Closed HMueller007 closed 1 year ago
It needs at least 1000 TUs
Hi, the finetuning needs a bit of data to work on, so there's a minimum requirement of 1000 translation units (pairs of source and target language segments). This is an arbitrary number, and you probably need more than 1000 to have a noticeable effect. If you still want to try it with 600 translation units, you can change the FinetuningSetMinSize setting in the OpusCatMTEngine.exe.config file.

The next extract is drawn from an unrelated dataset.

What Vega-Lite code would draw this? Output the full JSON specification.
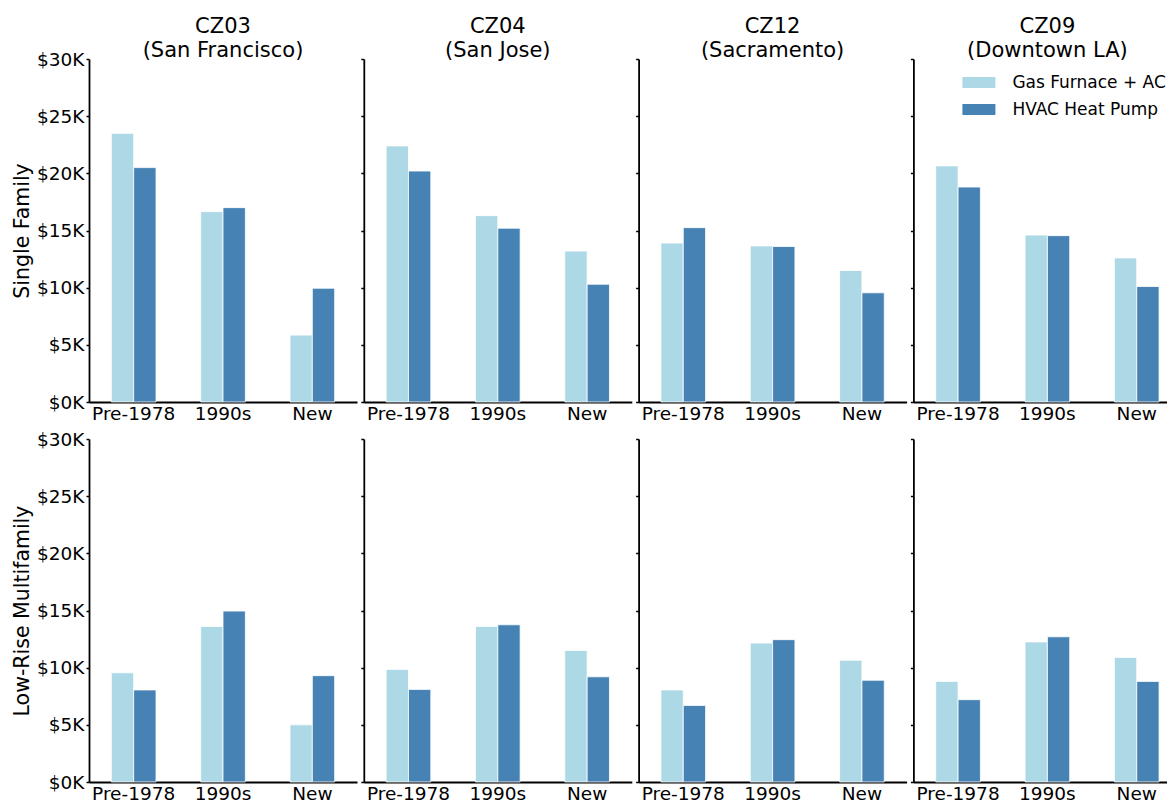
{
  "$schema": "https://vega.github.io/schema/vega-lite/v6.json",
  "padding": {"left": 12, "top": 16, "right": 0, "bottom": 0},
  "background": "white",
  "data": {"values": [
    {"zone": "CZ03", "building": "Single Family", "vintage": "Pre-1978", "system": "Gas Furnace + AC", "cost": 23500},
    {"zone": "CZ03", "building": "Single Family", "vintage": "Pre-1978", "system": "HVAC Heat Pump", "cost": 20500},
    {"zone": "CZ03", "building": "Single Family", "vintage": "1990s", "system": "Gas Furnace + AC", "cost": 16650},
    {"zone": "CZ03", "building": "Single Family", "vintage": "1990s", "system": "HVAC Heat Pump", "cost": 17000},
    {"zone": "CZ03", "building": "Single Family", "vintage": "New", "system": "Gas Furnace + AC", "cost": 5850},
    {"zone": "CZ03", "building": "Single Family", "vintage": "New", "system": "HVAC Heat Pump", "cost": 9950},
    {"zone": "CZ04", "building": "Single Family", "vintage": "Pre-1978", "system": "Gas Furnace + AC", "cost": 22400},
    {"zone": "CZ04", "building": "Single Family", "vintage": "Pre-1978", "system": "HVAC Heat Pump", "cost": 20200},
    {"zone": "CZ04", "building": "Single Family", "vintage": "1990s", "system": "Gas Furnace + AC", "cost": 16300},
    {"zone": "CZ04", "building": "Single Family", "vintage": "1990s", "system": "HVAC Heat Pump", "cost": 15200},
    {"zone": "CZ04", "building": "Single Family", "vintage": "New", "system": "Gas Furnace + AC", "cost": 13200},
    {"zone": "CZ04", "building": "Single Family", "vintage": "New", "system": "HVAC Heat Pump", "cost": 10300},
    {"zone": "CZ12", "building": "Single Family", "vintage": "Pre-1978", "system": "Gas Furnace + AC", "cost": 13900},
    {"zone": "CZ12", "building": "Single Family", "vintage": "Pre-1978", "system": "HVAC Heat Pump", "cost": 15250},
    {"zone": "CZ12", "building": "Single Family", "vintage": "1990s", "system": "Gas Furnace + AC", "cost": 13650},
    {"zone": "CZ12", "building": "Single Family", "vintage": "1990s", "system": "HVAC Heat Pump", "cost": 13600},
    {"zone": "CZ12", "building": "Single Family", "vintage": "New", "system": "Gas Furnace + AC", "cost": 11500},
    {"zone": "CZ12", "building": "Single Family", "vintage": "New", "system": "HVAC Heat Pump", "cost": 9550},
    {"zone": "CZ09", "building": "Single Family", "vintage": "Pre-1978", "system": "Gas Furnace + AC", "cost": 20650},
    {"zone": "CZ09", "building": "Single Family", "vintage": "Pre-1978", "system": "HVAC Heat Pump", "cost": 18800},
    {"zone": "CZ09", "building": "Single Family", "vintage": "1990s", "system": "Gas Furnace + AC", "cost": 14600},
    {"zone": "CZ09", "building": "Single Family", "vintage": "1990s", "system": "HVAC Heat Pump", "cost": 14550},
    {"zone": "CZ09", "building": "Single Family", "vintage": "New", "system": "Gas Furnace + AC", "cost": 12600},
    {"zone": "CZ09", "building": "Single Family", "vintage": "New", "system": "HVAC Heat Pump", "cost": 10100},
    {"zone": "CZ03", "building": "Low-Rise Multifamily", "vintage": "Pre-1978", "system": "Gas Furnace + AC", "cost": 9550},
    {"zone": "CZ03", "building": "Low-Rise Multifamily", "vintage": "Pre-1978", "system": "HVAC Heat Pump", "cost": 8050},
    {"zone": "CZ03", "building": "Low-Rise Multifamily", "vintage": "1990s", "system": "Gas Furnace + AC", "cost": 13600},
    {"zone": "CZ03", "building": "Low-Rise Multifamily", "vintage": "1990s", "system": "HVAC Heat Pump", "cost": 14950},
    {"zone": "CZ03", "building": "Low-Rise Multifamily", "vintage": "New", "system": "Gas Furnace + AC", "cost": 5000},
    {"zone": "CZ03", "building": "Low-Rise Multifamily", "vintage": "New", "system": "HVAC Heat Pump", "cost": 9300},
    {"zone": "CZ04", "building": "Low-Rise Multifamily", "vintage": "Pre-1978", "system": "Gas Furnace + AC", "cost": 9850},
    {"zone": "CZ04", "building": "Low-Rise Multifamily", "vintage": "Pre-1978", "system": "HVAC Heat Pump", "cost": 8100},
    {"zone": "CZ04", "building": "Low-Rise Multifamily", "vintage": "1990s", "system": "Gas Furnace + AC", "cost": 13600},
    {"zone": "CZ04", "building": "Low-Rise Multifamily", "vintage": "1990s", "system": "HVAC Heat Pump", "cost": 13750},
    {"zone": "CZ04", "building": "Low-Rise Multifamily", "vintage": "New", "system": "Gas Furnace + AC", "cost": 11500},
    {"zone": "CZ04", "building": "Low-Rise Multifamily", "vintage": "New", "system": "HVAC Heat Pump", "cost": 9200},
    {"zone": "CZ12", "building": "Low-Rise Multifamily", "vintage": "Pre-1978", "system": "Gas Furnace + AC", "cost": 8050},
    {"zone": "CZ12", "building": "Low-Rise Multifamily", "vintage": "Pre-1978", "system": "HVAC Heat Pump", "cost": 6700},
    {"zone": "CZ12", "building": "Low-Rise Multifamily", "vintage": "1990s", "system": "Gas Furnace + AC", "cost": 12150},
    {"zone": "CZ12", "building": "Low-Rise Multifamily", "vintage": "1990s", "system": "HVAC Heat Pump", "cost": 12450},
    {"zone": "CZ12", "building": "Low-Rise Multifamily", "vintage": "New", "system": "Gas Furnace + AC", "cost": 10650},
    {"zone": "CZ12", "building": "Low-Rise Multifamily", "vintage": "New", "system": "HVAC Heat Pump", "cost": 8900},
    {"zone": "CZ09", "building": "Low-Rise Multifamily", "vintage": "Pre-1978", "system": "Gas Furnace + AC", "cost": 8800},
    {"zone": "CZ09", "building": "Low-Rise Multifamily", "vintage": "Pre-1978", "system": "HVAC Heat Pump", "cost": 7200},
    {"zone": "CZ09", "building": "Low-Rise Multifamily", "vintage": "1990s", "system": "Gas Furnace + AC", "cost": 12250},
    {"zone": "CZ09", "building": "Low-Rise Multifamily", "vintage": "1990s", "system": "HVAC Heat Pump", "cost": 12700},
    {"zone": "CZ09", "building": "Low-Rise Multifamily", "vintage": "New", "system": "Gas Furnace + AC", "cost": 10900},
    {"zone": "CZ09", "building": "Low-Rise Multifamily", "vintage": "New", "system": "HVAC Heat Pump", "cost": 8800}
  ]},
  "config": {
    "view": {"stroke": null},
    "font": "DejaVu Sans",
    "axis": {
      "grid": false,
      "domainColor": "black",
      "domainWidth": 1.8,
      "tickColor": "black",
      "tickWidth": 1.5,
      "labelColor": "black",
      "labelFont": "DejaVu Sans",
      "labelFontSize": 18.5,
      "titleFont": "DejaVu Sans",
      "titleFontSize": 20.5,
      "titleFontWeight": "normal",
      "titleColor": "black"
    },
    "axisX": {"labelAngle": 0, "ticks": false, "labelPadding": 2, "title": null},
    "axisY": {"tickSize": 3, "labelPadding": 2, "titlePadding": 4},
    "title": {"font": "DejaVu Sans", "fontSize": 21, "fontWeight": "normal", "color": "black", "lineHeight": 24, "offset": -3, "anchor": "middle", "frame": "group"},
    "legend": {
      "orient": "top-right",
      "offset": 15,
      "title": null,
      "labelFont": "DejaVu Sans",
      "labelFontSize": 17,
      "labelColor": "black",
      "labelOffset": 36,
      "rowPadding": 9,
      "symbolType": "M-1,-1L5,-1L5,1L-1,1Z",
      "symbolSize": 121,
      "symbolStrokeWidth": 0,
      "symbolOpacity": 1,
      "padding": 0
    }
  },
  "spacing": 7,
  "resolve": {"legend": {"color": "independent"}},
  "vconcat": [
    {
      "spacing": 2.8,
      "resolve": {"legend": {"color": "independent"}},
      "hconcat": [
        {
          "title": {"text": ["CZ03", "(San Francisco)"], "offset": -11},
          "width": 268, "height": 343,
          "transform": [{"filter": "datum.zone === 'CZ03' && datum.building === 'Single Family'"}],
          "mark": {"type": "bar", "stroke": "white", "strokeWidth": 0.8},
          "encoding": {
            "x": {"field": "vintage", "type": "nominal", "sort": ["Pre-1978", "1990s", "New"], "scale": {"paddingInner": 0.5, "paddingOuter": 0.25}},
            "xOffset": {"field": "system", "type": "nominal"},
            "y": {"field": "cost", "type": "quantitative", "title": "Single Family", "scale": {"domain": [0, 30000], "nice": false}, "axis": {"values": [0, 5000, 10000, 15000, 20000, 25000, 30000], "labelExpr": "'$' + format(datum.value / 1000, 'd') + 'K'"}},
            "color": {"field": "system", "type": "nominal", "scale": {"domain": ["Gas Furnace + AC", "HVAC Heat Pump"], "range": ["#ADD8E6", "#4682B4"]}, "legend": null}
          }
        },
        {
          "title": {"text": ["CZ04", "(San Jose)"]},
          "width": 268, "height": 343,
          "transform": [{"filter": "datum.zone === 'CZ04' && datum.building === 'Single Family'"}],
          "mark": {"type": "bar", "stroke": "white", "strokeWidth": 0.8},
          "encoding": {
            "x": {"field": "vintage", "type": "nominal", "sort": ["Pre-1978", "1990s", "New"], "scale": {"paddingInner": 0.5, "paddingOuter": 0.25}},
            "xOffset": {"field": "system", "type": "nominal"},
            "y": {"field": "cost", "type": "quantitative", "title": null, "scale": {"domain": [0, 30000], "nice": false}, "axis": {"values": [0, 5000, 10000, 15000, 20000, 25000, 30000], "labels": false}},
            "color": {"field": "system", "type": "nominal", "scale": {"domain": ["Gas Furnace + AC", "HVAC Heat Pump"], "range": ["#ADD8E6", "#4682B4"]}, "legend": null}
          }
        },
        {
          "title": {"text": ["CZ12", "(Sacramento)"]},
          "width": 268, "height": 343,
          "transform": [{"filter": "datum.zone === 'CZ12' && datum.building === 'Single Family'"}],
          "mark": {"type": "bar", "stroke": "white", "strokeWidth": 0.8},
          "encoding": {
            "x": {"field": "vintage", "type": "nominal", "sort": ["Pre-1978", "1990s", "New"], "scale": {"paddingInner": 0.5, "paddingOuter": 0.25}},
            "xOffset": {"field": "system", "type": "nominal"},
            "y": {"field": "cost", "type": "quantitative", "title": null, "scale": {"domain": [0, 30000], "nice": false}, "axis": {"values": [0, 5000, 10000, 15000, 20000, 25000, 30000], "labels": false}},
            "color": {"field": "system", "type": "nominal", "scale": {"domain": ["Gas Furnace + AC", "HVAC Heat Pump"], "range": ["#ADD8E6", "#4682B4"]}, "legend": null}
          }
        },
        {
          "title": {"text": ["CZ09", "(Downtown LA)"]},
          "width": 268, "height": 343,
          "transform": [{"filter": "datum.zone === 'CZ09' && datum.building === 'Single Family'"}],
          "mark": {"type": "bar", "stroke": "white", "strokeWidth": 0.8},
          "encoding": {
            "x": {"field": "vintage", "type": "nominal", "sort": ["Pre-1978", "1990s", "New"], "scale": {"paddingInner": 0.5, "paddingOuter": 0.25}},
            "xOffset": {"field": "system", "type": "nominal"},
            "y": {"field": "cost", "type": "quantitative", "title": null, "scale": {"domain": [0, 30000], "nice": false}, "axis": {"values": [0, 5000, 10000, 15000, 20000, 25000, 30000], "labels": false}},
            "color": {"field": "system", "type": "nominal", "scale": {"domain": ["Gas Furnace + AC", "HVAC Heat Pump"], "range": ["#ADD8E6", "#4682B4"]}, "legend": {"orient": "top-right"}}
          }
        }
      ]
    },
    {
      "spacing": 2.8,
      "resolve": {"legend": {"color": "independent"}},
      "hconcat": [
        {
          "width": 268, "height": 343,
          "transform": [{"filter": "datum.zone === 'CZ03' && datum.building === 'Low-Rise Multifamily'"}],
          "mark": {"type": "bar", "stroke": "white", "strokeWidth": 0.8},
          "encoding": {
            "x": {"field": "vintage", "type": "nominal", "sort": ["Pre-1978", "1990s", "New"], "scale": {"paddingInner": 0.5, "paddingOuter": 0.25}},
            "xOffset": {"field": "system", "type": "nominal"},
            "y": {"field": "cost", "type": "quantitative", "title": "Low-Rise Multifamily", "scale": {"domain": [0, 30000], "nice": false}, "axis": {"values": [0, 5000, 10000, 15000, 20000, 25000, 30000], "labelExpr": "'$' + format(datum.value / 1000, 'd') + 'K'"}},
            "color": {"field": "system", "type": "nominal", "scale": {"domain": ["Gas Furnace + AC", "HVAC Heat Pump"], "range": ["#ADD8E6", "#4682B4"]}, "legend": null}
          }
        },
        {
          "width": 268, "height": 343,
          "transform": [{"filter": "datum.zone === 'CZ04' && datum.building === 'Low-Rise Multifamily'"}],
          "mark": {"type": "bar", "stroke": "white", "strokeWidth": 0.8},
          "encoding": {
            "x": {"field": "vintage", "type": "nominal", "sort": ["Pre-1978", "1990s", "New"], "scale": {"paddingInner": 0.5, "paddingOuter": 0.25}},
            "xOffset": {"field": "system", "type": "nominal"},
            "y": {"field": "cost", "type": "quantitative", "title": null, "scale": {"domain": [0, 30000], "nice": false}, "axis": {"values": [0, 5000, 10000, 15000, 20000, 25000, 30000], "labels": false}},
            "color": {"field": "system", "type": "nominal", "scale": {"domain": ["Gas Furnace + AC", "HVAC Heat Pump"], "range": ["#ADD8E6", "#4682B4"]}, "legend": null}
          }
        },
        {
          "width": 268, "height": 343,
          "transform": [{"filter": "datum.zone === 'CZ12' && datum.building === 'Low-Rise Multifamily'"}],
          "mark": {"type": "bar", "stroke": "white", "strokeWidth": 0.8},
          "encoding": {
            "x": {"field": "vintage", "type": "nominal", "sort": ["Pre-1978", "1990s", "New"], "scale": {"paddingInner": 0.5, "paddingOuter": 0.25}},
            "xOffset": {"field": "system", "type": "nominal"},
            "y": {"field": "cost", "type": "quantitative", "title": null, "scale": {"domain": [0, 30000], "nice": false}, "axis": {"values": [0, 5000, 10000, 15000, 20000, 25000, 30000], "labels": false}},
            "color": {"field": "system", "type": "nominal", "scale": {"domain": ["Gas Furnace + AC", "HVAC Heat Pump"], "range": ["#ADD8E6", "#4682B4"]}, "legend": null}
          }
        },
        {
          "width": 268, "height": 343,
          "transform": [{"filter": "datum.zone === 'CZ09' && datum.building === 'Low-Rise Multifamily'"}],
          "mark": {"type": "bar", "stroke": "white", "strokeWidth": 0.8},
          "encoding": {
            "x": {"field": "vintage", "type": "nominal", "sort": ["Pre-1978", "1990s", "New"], "scale": {"paddingInner": 0.5, "paddingOuter": 0.25}},
            "xOffset": {"field": "system", "type": "nominal"},
            "y": {"field": "cost", "type": "quantitative", "title": null, "scale": {"domain": [0, 30000], "nice": false}, "axis": {"values": [0, 5000, 10000, 15000, 20000, 25000, 30000], "labels": false}},
            "color": {"field": "system", "type": "nominal", "scale": {"domain": ["Gas Furnace + AC", "HVAC Heat Pump"], "range": ["#ADD8E6", "#4682B4"]}, "legend": null}
          }
        }
      ]
    }
  ]
}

Hi, thanks for the answers @all. I actually tried instead the function to upload a source and a corresponding target file derived from the same TM and it worked, it improved the translations even with this small size. But I might also try this other setting, thank you.
Hello HMueller007 and all
What I sometimes do to get around this is to import a simple two column TB (glossary) into memoQ for the same job as the translation job I'm doing and then export all that to the TB for the same job. The segments are small of course but they are very relevant to the job and as Opus does not have any TB function at present to instruct the MT engine, this feels like an intuitive way to proceed. This often gets the TB to exceed the minimum number of segments restriction setting
@SafeTex That's a good tip, will try this, thanks.
Hi,
when I want to fine-tune the model with a TMX from a (Wordfast) project it says: "not enough parallel segments in the TMX".
It has more than 600 bilingual segments (so about 1300 segments in total if you count source and target language segments separately) from a finished project. Is this really not enough? How many do you need?